===== Given information

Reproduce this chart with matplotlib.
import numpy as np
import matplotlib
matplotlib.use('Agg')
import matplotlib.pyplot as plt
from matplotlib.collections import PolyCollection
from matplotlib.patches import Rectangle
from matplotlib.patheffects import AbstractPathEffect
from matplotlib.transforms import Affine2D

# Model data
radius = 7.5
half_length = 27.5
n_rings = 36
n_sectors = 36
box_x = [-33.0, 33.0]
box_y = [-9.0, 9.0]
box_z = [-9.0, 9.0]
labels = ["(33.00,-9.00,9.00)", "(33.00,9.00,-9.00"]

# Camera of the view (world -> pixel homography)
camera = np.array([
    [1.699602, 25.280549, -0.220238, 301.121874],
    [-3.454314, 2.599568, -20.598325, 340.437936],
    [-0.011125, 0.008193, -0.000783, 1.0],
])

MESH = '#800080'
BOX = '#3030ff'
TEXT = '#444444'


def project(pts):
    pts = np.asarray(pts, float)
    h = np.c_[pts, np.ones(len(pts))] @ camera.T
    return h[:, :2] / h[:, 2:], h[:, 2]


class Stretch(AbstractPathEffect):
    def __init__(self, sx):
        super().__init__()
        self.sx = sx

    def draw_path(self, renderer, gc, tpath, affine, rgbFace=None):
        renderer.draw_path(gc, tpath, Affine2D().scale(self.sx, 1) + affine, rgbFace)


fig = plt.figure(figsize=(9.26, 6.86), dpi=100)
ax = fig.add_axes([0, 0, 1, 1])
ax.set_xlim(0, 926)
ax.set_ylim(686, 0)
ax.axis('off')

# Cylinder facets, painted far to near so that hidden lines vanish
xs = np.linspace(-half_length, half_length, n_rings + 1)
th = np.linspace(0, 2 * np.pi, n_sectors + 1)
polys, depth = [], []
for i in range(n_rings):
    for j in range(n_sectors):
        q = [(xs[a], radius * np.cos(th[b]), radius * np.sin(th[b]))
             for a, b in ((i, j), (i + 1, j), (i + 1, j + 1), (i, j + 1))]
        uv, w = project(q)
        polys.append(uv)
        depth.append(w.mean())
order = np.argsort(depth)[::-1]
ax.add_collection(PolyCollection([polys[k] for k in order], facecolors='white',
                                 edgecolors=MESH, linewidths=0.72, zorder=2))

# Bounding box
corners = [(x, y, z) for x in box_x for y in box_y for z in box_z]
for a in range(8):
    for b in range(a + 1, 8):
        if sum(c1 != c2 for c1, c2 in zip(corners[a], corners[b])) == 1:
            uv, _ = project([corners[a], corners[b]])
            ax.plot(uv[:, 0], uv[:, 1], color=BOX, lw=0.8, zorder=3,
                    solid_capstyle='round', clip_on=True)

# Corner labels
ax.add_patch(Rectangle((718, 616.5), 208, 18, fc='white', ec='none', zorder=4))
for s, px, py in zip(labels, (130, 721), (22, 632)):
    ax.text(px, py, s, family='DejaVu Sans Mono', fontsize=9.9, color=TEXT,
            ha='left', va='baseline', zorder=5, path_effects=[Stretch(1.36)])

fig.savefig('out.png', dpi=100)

==========

Exercise goal:
Extract all of the data above without altering anything.

Reply:
Reproduce this chart with matplotlib.
import numpy as np
import matplotlib
matplotlib.use('Agg')
import matplotlib.pyplot as plt
from matplotlib.collections import PolyCollection
from matplotlib.patches import Rectangle
from matplotlib.patheffects import AbstractPathEffect
from matplotlib.transforms import Affine2D

# Model data
radius = 7.5
half_length = 27.5
n_rings = 36
n_sectors = 36
box_x = [-33.0, 33.0]
box_y = [-9.0, 9.0]
box_z = [-9.0, 9.0]
labels = ["(33.00,-9.00,9.00)", "(33.00,9.00,-9.00"]

# Camera of the view (world -> pixel homography)
camera = np.array([
    [1.699602, 25.280549, -0.220238, 301.121874],
    [-3.454314, 2.599568, -20.598325, 340.437936],
    [-0.011125, 0.008193, -0.000783, 1.0],
])

MESH = '#800080'
BOX = '#3030ff'
TEXT = '#444444'


def project(pts):
    pts = np.asarray(pts, float)
    h = np.c_[pts, np.ones(len(pts))] @ camera.T
    return h[:, :2] / h[:, 2:], h[:, 2]


class Stretch(AbstractPathEffect):
    def __init__(self, sx):
        super().__init__()
        self.sx = sx

    def draw_path(self, renderer, gc, tpath, affine, rgbFace=None):
        renderer.draw_path(gc, tpath, Affine2D().scale(self.sx, 1) + affine, rgbFace)


fig = plt.figure(figsize=(9.26, 6.86), dpi=100)
ax = fig.add_axes([0, 0, 1, 1])
ax.set_xlim(0, 926)
ax.set_ylim(686, 0)
ax.axis('off')

# Cylinder facets, painted far to near so that hidden lines vanish
xs = np.linspace(-half_length, half_length, n_rings + 1)
th = np.linspace(0, 2 * np.pi, n_sectors + 1)
polys, depth = [], []
for i in range(n_rings):
    for j in range(n_sectors):
        q = [(xs[a], radius * np.cos(th[b]), radius * np.sin(th[b]))
             for a, b in ((i, j), (i + 1, j), (i + 1, j + 1), (i, j + 1))]
        uv, w = project(q)
        polys.append(uv)
        depth.append(w.mean())
order = np.argsort(depth)[::-1]
ax.add_collection(PolyCollection([polys[k] for k in order], facecolors='white',
                                 edgecolors=MESH, linewidths=0.72, zorder=2))

# Bounding box
corners = [(x, y, z) for x in box_x for y in box_y for z in box_z]
for a in range(8):
    for b in range(a + 1, 8):
        if sum(c1 != c2 for c1, c2 in zip(corners[a], corners[b])) == 1:
            uv, _ = project([corners[a], corners[b]])
            ax.plot(uv[:, 0], uv[:, 1], color=BOX, lw=0.8, zorder=3,
                    solid_capstyle='round', clip_on=True)

# Corner labels
ax.add_patch(Rectangle((718, 616.5), 208, 18, fc='white', ec='none', zorder=4))
for s, px, py in zip(labels, (130, 721), (22, 632)):
    ax.text(px, py, s, family='DejaVu Sans Mono', fontsize=9.9, color=TEXT,
            ha='left', va='baseline', zorder=5, path_effects=[Stretch(1.36)])

fig.savefig('out.png', dpi=100)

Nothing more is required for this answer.